Copy out every line containing the word "this".

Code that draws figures
▬▬▬▬▬▬

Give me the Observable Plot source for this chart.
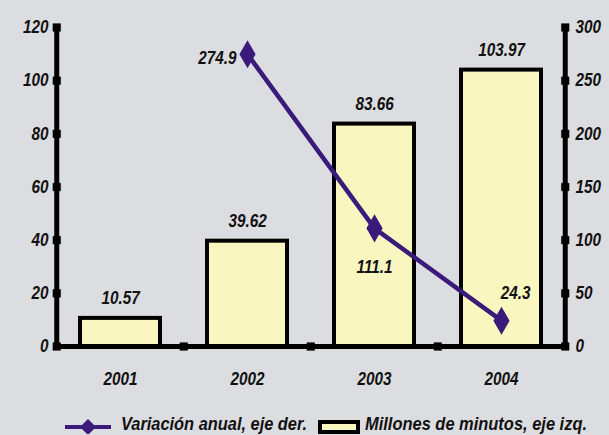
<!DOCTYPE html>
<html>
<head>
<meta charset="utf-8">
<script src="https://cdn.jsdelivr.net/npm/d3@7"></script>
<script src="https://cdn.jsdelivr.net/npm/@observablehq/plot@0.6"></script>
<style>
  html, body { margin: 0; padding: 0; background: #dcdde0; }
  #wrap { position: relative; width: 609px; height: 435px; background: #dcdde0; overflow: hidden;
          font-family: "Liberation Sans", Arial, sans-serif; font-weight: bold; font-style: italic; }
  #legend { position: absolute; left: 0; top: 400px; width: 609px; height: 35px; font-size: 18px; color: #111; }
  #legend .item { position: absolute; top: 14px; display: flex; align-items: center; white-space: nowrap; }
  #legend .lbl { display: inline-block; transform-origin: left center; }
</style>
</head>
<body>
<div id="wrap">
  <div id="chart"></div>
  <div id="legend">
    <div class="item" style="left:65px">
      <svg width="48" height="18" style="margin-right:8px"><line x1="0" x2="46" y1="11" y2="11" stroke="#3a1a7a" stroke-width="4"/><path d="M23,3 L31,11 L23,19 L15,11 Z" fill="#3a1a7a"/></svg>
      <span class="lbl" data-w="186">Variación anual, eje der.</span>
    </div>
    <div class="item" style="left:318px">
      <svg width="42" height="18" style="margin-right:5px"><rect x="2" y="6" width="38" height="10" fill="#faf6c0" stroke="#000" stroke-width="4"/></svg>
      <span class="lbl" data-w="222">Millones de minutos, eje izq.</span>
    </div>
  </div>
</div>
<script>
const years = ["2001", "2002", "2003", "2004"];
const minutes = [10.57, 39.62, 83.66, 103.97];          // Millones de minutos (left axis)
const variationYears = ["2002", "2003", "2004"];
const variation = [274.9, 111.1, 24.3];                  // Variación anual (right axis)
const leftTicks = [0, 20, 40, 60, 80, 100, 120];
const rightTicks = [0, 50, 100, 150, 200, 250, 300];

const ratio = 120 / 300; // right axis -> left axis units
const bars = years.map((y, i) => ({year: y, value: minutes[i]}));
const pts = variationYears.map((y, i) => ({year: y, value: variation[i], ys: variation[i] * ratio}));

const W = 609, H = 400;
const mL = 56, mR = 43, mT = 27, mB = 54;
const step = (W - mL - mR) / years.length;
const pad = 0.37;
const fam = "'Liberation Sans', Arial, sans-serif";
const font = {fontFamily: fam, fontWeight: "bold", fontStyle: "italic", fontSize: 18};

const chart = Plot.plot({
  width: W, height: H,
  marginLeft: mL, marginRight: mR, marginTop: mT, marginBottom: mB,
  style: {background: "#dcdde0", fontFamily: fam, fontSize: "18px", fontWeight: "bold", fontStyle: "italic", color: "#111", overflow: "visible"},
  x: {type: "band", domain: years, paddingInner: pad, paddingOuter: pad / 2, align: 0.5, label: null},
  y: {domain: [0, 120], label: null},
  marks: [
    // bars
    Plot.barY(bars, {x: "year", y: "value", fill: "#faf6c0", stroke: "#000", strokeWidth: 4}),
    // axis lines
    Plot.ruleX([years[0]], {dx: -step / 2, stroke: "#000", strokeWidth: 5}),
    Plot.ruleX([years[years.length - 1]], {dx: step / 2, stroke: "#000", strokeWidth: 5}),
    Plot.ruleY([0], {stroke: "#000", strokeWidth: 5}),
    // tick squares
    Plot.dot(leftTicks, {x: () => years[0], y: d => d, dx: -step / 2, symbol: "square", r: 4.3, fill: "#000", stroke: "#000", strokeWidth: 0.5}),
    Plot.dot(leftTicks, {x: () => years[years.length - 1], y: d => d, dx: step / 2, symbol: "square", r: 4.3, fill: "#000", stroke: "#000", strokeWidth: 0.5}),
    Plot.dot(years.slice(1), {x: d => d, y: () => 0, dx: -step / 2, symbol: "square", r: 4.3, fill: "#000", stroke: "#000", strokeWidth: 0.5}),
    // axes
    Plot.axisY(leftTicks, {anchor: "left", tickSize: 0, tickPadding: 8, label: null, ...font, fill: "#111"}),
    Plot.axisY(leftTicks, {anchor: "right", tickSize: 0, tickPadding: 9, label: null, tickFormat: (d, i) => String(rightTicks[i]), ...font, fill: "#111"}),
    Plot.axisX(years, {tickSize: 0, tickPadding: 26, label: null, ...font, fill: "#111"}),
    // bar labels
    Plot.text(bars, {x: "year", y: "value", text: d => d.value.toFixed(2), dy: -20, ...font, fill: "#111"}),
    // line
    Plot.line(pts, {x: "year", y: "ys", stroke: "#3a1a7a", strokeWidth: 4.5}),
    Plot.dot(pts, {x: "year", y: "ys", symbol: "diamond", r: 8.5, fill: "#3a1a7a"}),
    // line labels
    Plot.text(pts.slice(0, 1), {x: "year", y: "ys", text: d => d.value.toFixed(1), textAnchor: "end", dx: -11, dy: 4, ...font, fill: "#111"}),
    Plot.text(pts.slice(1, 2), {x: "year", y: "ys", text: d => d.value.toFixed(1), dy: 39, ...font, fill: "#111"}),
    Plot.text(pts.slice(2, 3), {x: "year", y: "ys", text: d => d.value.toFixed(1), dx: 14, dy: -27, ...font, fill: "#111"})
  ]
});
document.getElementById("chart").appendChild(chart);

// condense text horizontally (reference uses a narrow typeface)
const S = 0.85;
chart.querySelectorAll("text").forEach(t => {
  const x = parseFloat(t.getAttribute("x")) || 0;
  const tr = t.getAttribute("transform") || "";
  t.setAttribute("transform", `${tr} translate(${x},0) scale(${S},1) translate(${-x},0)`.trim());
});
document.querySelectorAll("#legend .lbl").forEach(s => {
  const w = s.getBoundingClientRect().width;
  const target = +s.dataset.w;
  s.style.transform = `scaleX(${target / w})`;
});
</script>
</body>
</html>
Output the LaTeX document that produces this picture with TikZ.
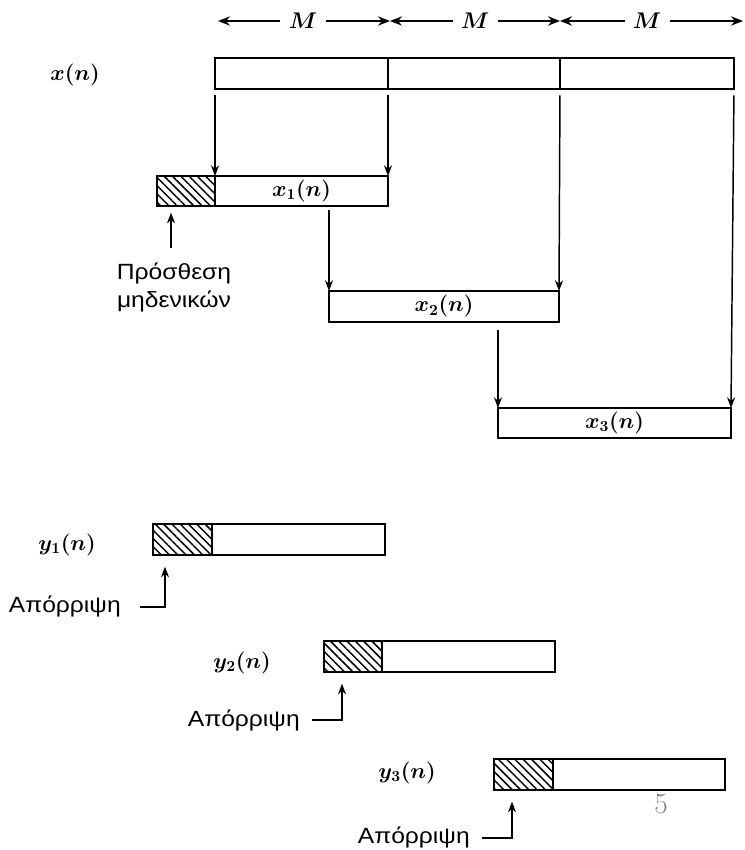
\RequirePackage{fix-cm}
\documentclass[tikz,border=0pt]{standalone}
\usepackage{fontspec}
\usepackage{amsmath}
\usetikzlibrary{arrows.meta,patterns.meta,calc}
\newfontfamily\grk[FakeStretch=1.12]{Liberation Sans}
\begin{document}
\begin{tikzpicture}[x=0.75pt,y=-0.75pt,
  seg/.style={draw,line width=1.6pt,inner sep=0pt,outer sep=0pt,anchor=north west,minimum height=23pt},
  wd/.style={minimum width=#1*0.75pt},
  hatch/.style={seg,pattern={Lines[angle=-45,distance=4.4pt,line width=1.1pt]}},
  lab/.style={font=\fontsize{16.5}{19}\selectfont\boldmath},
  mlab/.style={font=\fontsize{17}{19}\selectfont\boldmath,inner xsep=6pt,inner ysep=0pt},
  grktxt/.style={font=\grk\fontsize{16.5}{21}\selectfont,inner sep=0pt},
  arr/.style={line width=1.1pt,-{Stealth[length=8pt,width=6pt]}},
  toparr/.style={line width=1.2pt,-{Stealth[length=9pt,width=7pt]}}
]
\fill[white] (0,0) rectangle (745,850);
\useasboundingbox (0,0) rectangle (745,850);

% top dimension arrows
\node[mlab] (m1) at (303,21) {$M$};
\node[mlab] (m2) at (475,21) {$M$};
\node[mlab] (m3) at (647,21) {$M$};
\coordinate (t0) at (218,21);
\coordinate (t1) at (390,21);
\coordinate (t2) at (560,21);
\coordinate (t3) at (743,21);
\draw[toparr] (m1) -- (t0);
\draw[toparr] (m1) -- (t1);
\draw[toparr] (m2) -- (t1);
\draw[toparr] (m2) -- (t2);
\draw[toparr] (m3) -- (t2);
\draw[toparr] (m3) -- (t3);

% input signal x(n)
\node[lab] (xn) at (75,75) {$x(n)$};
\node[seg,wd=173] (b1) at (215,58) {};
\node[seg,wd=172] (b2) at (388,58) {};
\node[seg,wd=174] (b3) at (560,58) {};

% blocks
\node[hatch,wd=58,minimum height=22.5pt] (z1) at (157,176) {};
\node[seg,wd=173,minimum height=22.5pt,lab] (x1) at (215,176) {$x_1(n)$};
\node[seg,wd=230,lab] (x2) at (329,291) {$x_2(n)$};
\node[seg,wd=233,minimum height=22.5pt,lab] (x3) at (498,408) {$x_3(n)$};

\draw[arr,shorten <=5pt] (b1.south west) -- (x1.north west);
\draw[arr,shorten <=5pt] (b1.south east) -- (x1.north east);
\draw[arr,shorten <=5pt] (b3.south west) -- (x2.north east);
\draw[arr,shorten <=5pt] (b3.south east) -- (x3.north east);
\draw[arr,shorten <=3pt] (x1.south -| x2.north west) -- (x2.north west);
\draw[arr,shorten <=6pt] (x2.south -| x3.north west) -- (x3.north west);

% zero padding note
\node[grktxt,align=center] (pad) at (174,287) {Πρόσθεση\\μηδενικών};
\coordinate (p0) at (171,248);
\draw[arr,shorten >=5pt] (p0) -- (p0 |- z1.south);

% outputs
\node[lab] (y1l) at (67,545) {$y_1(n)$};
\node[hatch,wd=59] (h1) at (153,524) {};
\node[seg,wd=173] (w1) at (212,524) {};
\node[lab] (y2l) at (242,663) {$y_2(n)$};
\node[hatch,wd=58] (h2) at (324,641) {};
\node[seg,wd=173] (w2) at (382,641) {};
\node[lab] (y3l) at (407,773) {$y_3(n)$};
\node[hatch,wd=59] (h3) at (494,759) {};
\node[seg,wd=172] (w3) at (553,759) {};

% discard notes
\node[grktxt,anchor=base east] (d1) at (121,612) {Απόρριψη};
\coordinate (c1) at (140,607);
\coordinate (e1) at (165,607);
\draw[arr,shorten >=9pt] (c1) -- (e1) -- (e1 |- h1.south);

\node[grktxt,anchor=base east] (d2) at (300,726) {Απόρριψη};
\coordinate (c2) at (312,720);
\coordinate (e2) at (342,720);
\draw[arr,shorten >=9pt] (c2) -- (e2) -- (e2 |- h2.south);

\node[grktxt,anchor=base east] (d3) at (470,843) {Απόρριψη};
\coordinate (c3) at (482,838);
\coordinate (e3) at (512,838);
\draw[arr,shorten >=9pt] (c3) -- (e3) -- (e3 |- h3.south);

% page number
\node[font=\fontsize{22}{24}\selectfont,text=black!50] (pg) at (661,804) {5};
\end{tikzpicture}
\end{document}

▬▬▬▬▬▬

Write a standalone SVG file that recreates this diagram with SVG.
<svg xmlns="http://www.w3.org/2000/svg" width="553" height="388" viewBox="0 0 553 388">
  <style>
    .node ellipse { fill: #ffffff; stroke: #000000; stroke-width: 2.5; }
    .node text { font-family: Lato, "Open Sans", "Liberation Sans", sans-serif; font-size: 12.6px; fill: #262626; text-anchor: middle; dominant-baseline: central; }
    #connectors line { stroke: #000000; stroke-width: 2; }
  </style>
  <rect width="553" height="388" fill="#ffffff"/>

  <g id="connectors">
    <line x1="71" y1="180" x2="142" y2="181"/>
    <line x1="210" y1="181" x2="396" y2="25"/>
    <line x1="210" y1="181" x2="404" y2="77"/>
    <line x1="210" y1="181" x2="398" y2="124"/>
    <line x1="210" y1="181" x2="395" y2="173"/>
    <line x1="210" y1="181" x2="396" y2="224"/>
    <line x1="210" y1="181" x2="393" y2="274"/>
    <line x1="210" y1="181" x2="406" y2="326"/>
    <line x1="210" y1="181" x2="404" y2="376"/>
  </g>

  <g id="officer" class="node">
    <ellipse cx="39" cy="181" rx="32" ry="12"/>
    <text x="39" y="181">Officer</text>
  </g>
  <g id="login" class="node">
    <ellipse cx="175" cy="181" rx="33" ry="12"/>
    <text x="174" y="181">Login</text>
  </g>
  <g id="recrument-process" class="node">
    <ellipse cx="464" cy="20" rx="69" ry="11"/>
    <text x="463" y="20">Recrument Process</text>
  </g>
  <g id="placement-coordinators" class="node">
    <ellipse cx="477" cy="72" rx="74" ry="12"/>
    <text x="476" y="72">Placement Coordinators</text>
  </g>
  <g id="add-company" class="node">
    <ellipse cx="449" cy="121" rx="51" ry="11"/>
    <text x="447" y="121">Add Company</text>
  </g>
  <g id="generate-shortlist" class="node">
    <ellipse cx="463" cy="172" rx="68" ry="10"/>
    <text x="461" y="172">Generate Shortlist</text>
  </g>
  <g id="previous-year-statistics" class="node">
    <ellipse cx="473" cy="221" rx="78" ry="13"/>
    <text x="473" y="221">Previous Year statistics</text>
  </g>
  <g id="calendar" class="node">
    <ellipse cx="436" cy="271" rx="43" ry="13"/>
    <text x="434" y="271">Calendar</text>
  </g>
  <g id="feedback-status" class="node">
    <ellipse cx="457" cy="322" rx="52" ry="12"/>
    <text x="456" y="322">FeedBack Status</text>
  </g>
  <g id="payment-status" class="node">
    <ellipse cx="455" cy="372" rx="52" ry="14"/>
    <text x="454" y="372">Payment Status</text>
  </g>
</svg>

▬▬▬▬▬▬

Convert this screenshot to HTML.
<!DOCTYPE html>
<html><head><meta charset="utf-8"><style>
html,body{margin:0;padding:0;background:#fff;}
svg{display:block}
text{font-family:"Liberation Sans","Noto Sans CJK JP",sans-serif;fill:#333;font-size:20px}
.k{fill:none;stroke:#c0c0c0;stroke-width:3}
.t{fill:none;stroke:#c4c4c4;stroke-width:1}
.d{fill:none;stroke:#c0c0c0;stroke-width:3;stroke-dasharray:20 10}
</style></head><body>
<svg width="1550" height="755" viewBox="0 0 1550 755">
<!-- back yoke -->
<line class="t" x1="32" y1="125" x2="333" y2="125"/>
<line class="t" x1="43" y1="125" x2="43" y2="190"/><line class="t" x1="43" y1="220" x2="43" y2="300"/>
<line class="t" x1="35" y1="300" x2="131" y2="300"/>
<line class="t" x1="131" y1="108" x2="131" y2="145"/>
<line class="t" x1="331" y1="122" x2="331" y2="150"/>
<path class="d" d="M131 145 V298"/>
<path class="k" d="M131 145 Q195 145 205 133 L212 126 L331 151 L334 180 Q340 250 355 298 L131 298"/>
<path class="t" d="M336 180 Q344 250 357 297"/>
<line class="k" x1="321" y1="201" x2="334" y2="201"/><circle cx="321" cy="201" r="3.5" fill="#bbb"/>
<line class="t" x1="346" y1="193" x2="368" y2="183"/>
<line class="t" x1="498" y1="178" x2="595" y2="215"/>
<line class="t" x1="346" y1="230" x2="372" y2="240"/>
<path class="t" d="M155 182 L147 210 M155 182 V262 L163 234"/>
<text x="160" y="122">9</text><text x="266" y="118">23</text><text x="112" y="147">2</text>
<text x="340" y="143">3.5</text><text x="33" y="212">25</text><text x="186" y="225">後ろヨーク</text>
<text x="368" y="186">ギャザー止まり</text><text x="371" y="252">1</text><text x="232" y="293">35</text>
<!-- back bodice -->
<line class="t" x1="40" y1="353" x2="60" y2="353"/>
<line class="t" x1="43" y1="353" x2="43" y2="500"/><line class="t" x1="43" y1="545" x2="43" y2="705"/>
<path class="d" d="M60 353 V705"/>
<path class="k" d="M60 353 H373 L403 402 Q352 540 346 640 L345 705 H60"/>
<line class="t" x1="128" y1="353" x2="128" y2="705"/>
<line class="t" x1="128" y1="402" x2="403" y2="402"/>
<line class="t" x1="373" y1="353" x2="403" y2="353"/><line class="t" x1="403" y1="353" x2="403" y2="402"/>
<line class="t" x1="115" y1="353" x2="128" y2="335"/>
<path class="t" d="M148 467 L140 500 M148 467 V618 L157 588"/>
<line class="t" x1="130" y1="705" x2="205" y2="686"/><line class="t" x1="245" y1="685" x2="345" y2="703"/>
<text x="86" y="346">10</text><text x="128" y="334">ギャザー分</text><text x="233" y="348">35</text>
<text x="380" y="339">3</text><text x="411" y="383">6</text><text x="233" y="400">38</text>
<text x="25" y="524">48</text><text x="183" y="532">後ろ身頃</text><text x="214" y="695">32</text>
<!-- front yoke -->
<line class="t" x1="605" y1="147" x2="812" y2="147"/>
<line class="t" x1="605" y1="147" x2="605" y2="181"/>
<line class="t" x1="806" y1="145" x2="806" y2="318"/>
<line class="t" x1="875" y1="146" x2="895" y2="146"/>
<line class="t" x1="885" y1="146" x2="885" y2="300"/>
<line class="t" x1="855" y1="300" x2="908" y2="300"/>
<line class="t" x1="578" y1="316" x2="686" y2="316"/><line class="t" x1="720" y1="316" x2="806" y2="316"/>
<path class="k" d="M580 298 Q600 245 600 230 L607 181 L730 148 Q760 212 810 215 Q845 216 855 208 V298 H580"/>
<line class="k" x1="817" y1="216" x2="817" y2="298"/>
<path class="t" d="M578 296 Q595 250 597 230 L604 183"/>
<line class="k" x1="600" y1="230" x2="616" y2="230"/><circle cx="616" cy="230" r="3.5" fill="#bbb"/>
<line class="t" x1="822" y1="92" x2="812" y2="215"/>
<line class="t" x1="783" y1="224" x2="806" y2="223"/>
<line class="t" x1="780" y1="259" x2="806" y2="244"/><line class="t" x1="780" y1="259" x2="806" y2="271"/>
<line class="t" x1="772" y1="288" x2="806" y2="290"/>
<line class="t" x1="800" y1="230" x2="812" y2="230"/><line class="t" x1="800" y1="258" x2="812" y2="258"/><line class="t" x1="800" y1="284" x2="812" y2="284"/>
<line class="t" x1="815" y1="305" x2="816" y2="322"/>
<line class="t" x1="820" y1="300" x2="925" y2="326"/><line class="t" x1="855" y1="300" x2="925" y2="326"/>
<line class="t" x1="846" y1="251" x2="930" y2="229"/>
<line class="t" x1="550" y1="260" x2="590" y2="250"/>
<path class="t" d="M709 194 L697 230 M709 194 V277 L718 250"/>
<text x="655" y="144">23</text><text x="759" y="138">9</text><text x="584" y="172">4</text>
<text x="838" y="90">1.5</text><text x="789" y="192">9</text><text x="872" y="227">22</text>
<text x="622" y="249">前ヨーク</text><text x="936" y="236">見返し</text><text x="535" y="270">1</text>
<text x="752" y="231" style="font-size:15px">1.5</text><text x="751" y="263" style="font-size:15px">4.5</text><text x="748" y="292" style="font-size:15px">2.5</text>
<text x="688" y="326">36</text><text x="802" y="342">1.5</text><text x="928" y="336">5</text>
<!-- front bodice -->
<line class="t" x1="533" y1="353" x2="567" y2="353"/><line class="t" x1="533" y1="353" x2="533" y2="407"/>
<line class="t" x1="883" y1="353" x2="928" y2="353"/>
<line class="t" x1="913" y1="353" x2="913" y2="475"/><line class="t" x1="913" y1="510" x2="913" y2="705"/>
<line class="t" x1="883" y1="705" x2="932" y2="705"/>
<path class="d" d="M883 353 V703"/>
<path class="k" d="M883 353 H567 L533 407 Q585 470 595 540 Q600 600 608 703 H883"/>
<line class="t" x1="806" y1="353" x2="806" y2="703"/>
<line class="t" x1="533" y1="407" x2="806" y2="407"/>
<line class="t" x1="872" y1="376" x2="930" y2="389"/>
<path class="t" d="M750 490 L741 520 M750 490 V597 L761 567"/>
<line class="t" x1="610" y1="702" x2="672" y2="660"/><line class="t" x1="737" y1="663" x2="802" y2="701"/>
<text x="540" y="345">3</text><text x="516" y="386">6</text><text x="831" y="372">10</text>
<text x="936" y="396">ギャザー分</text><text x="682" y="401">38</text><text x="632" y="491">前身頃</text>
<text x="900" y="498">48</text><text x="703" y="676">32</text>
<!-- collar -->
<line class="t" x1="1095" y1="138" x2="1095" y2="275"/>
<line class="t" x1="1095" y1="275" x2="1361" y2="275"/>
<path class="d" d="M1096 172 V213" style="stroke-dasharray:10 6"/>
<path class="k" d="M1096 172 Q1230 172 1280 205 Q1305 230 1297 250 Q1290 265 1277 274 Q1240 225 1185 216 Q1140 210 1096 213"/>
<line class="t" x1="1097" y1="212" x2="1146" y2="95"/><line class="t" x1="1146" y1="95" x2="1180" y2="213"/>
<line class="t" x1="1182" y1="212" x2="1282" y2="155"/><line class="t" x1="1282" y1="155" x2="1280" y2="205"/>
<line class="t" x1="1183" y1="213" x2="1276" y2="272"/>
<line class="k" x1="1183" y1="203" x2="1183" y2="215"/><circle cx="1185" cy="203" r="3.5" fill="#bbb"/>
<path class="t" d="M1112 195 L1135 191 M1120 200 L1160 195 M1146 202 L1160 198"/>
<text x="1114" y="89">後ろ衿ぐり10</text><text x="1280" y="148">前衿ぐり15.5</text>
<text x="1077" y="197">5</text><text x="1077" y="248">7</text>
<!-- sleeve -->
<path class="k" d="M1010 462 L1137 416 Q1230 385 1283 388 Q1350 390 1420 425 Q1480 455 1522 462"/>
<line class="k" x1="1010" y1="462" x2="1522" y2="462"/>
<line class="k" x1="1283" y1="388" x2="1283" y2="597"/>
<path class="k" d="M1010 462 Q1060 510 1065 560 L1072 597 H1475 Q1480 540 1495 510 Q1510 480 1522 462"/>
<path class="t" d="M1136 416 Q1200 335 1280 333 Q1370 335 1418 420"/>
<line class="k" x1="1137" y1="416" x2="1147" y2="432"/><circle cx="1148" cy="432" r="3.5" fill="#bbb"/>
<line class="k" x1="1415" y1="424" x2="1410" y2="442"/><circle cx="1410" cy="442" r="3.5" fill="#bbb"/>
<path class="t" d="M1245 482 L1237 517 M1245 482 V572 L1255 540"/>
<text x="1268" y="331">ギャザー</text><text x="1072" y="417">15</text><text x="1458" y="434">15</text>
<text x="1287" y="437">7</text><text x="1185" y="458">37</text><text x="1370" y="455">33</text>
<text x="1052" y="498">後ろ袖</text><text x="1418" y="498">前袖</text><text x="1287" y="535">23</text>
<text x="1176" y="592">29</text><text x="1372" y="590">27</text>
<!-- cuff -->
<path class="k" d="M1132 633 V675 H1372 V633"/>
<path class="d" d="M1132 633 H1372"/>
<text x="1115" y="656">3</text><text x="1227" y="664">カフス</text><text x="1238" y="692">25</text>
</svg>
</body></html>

▬▬▬▬▬▬

Complete answer
Give me the Observable Plot source for this chart.
Output the LaTeX document that produces this picture with TikZ.
Write a standalone SVG file that recreates this diagram with SVG.
Convert this screenshot to HTML.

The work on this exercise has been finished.